The European Commission on 31 December 2021 had included the sources in its proposal, leading anti-nuclear countries like Austria and Luxembourg to consider a legal challenge in case it is adopted.
“The commission proposal puts the energy transition in the EU and globally at risk,” reads the letter, “by classifying gas and nuclear as sustainable, de facto granting them the same treatment as unquestionable green technologies such as wind and solar energy.” The signatories also say they consider this move a step backwards, both on a political and technological level.
“Natural gas and nuclear power do not meet the legal and scientific requirements set in the Taxonomy Regulation to qualify as sustainable economic activities,” the politicians say. Citing the Chernobyl and Fukushima disasters, they argue that nuclear power is too risky, adding that there are as of today no effective active waste disposal solutions. Natural gas, with a contribution of 270g CO2/kwh is also far above scientific emissions recommendations.

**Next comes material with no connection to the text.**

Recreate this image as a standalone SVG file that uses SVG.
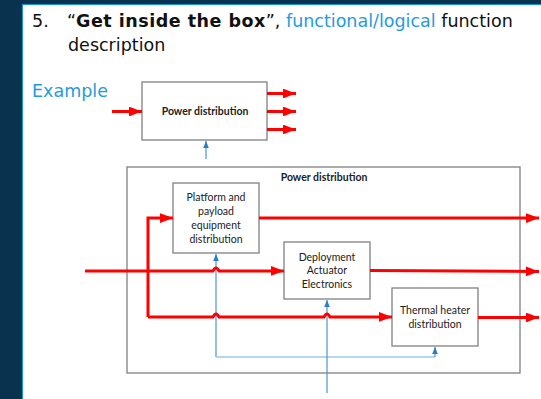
<svg xmlns="http://www.w3.org/2000/svg" width="541" height="399" viewBox="0 0 541 399">
<defs>
<style>
.title{font-family:"DejaVu Sans",sans-serif;font-size:17.5px;fill:#111}
.box{fill:#fff;stroke:#808080;stroke-width:1.3}
.lbl{font-family:Lato,"Liberation Sans",sans-serif;font-size:10.5px;fill:#222;text-anchor:middle}
.bold{font-weight:bold}
.red{fill:none;stroke:#ff0000;stroke-width:3}
.blue{fill:none;stroke:#4a96d4;stroke-width:1.2}
.blueL{fill:none;stroke:#9cc6e8;stroke-width:1.5}
</style>
<marker id="ar" viewBox="0 0 10 10" refX="10" refY="5" markerWidth="4.4" markerHeight="3.3" markerUnits="strokeWidth" orient="auto" preserveAspectRatio="none">
<path d="M0,0 L10,5 L0,10 z" fill="#ff0000"/>
</marker>
<marker id="ab" viewBox="0 0 10 10" refX="10" refY="5" markerWidth="6" markerHeight="6" markerUnits="strokeWidth" orient="auto">
<path d="M0,1 L10,5 L0,9 z" fill="#2a7cc4"/>
</marker>
</defs>
<rect x="0" y="0" width="541" height="399" fill="#08324e"/>
<rect x="22.5" y="4.5" width="530" height="400" fill="#fff" stroke="#1e8fd0" stroke-width="1.2"/>
<text class="title" y="27"><tspan x="32">5.</tspan><tspan x="67">“</tspan><tspan font-weight="bold" letter-spacing="0.5">Get inside the box</tspan><tspan>”, </tspan><tspan fill="#1f9bde">functional/logical</tspan><tspan> function</tspan></text>
<text class="title" x="68" y="51">description</text>
<text x="32" y="97" style="font-family:'DejaVu Sans',sans-serif;font-size:17.5px;fill:#1f9bde">Example</text>

<g id="top-box">
<rect class="box" x="142" y="82" width="125" height="58"/>
<text class="lbl bold" x="205" y="115">Power distribution</text>
</g>
<g id="outer-box">
<rect class="box" x="127" y="167" width="393" height="206"/>
<text class="lbl bold" x="324" y="181">Power distribution</text>
</g>
<g id="platform">
<rect class="box" x="173" y="183" width="86" height="70"/>
<text class="lbl" x="216" y="201">Platform and</text>
<text class="lbl" x="216" y="215">payload</text>
<text class="lbl" x="216" y="228.5">equipment</text>
<text class="lbl" x="216" y="242.5">distribution</text>
</g>
<g id="deployment">
<rect class="box" x="284" y="242" width="86" height="57"/>
<text class="lbl" x="327" y="260.5">Deployment</text>
<text class="lbl" x="327" y="274">Actuator</text>
<text class="lbl" x="327" y="287.5">Electronics</text>
</g>
<g id="thermal">
<rect class="box" x="392" y="288" width="86" height="58"/>
<text class="lbl" x="435" y="313.5">Thermal heater</text>
<text class="lbl" x="435" y="327.5">distribution</text>
</g>
<g id="connectors">
<path class="red" d="M112,111.5 H142" marker-end="url(#ar)"/>
<path class="red" d="M267,93.5 H296" marker-end="url(#ar)"/>
<path class="red" d="M267,111.5 H296" marker-end="url(#ar)"/>
<path class="red" d="M267,129.5 H296" marker-end="url(#ar)"/>
<path class="blue" d="M206,159 V141" marker-end="url(#ab)"/>

<path class="blue" d="M216,357 V254" marker-end="url(#ab)"/>
<path class="blueL" d="M216,357 H435"/>
<path class="blue" d="M435,357 V347" marker-end="url(#ab)"/>
<path class="blue" d="M327,393 V300" marker-end="url(#ab)"/>

<path class="red" d="M85,271 H213 Q216,265 219,271 H284" marker-end="url(#ar)"/>
<path class="red" d="M148,317 V218 H173" marker-end="url(#ar)"/>
<path class="red" d="M148,317 H213 Q216,311 219,317 H324 Q327,311 330,317 H392" marker-end="url(#ar)"/>
<path class="red" d="M259,218 H539" marker-end="url(#ar)"/>
<path class="red" d="M370,270.5 L539,271.5" marker-end="url(#ar)"/>
<path class="red" d="M478,317.5 H539" marker-end="url(#ar)"/>
</g>
</svg>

While Luxembourg says their inclusion in the EU taxonomy would be counterproductive and deceiving of investors aiming to embark in truly sustainable investment movements, some reacted on Twitter--where the letter was also published--that the country is highly dependent on import for its energy supply.
A Eurostat study published on 20 January shows that the country’s sustainable energy consumption only accounts for 11.7% of its overall use so far.
The country has, however, joined the EU-wide aim of decreasing its greenhouse gas emissions by 55% for 2030, despite only dropping a meagre 2% in GHG between 2008 and 2020.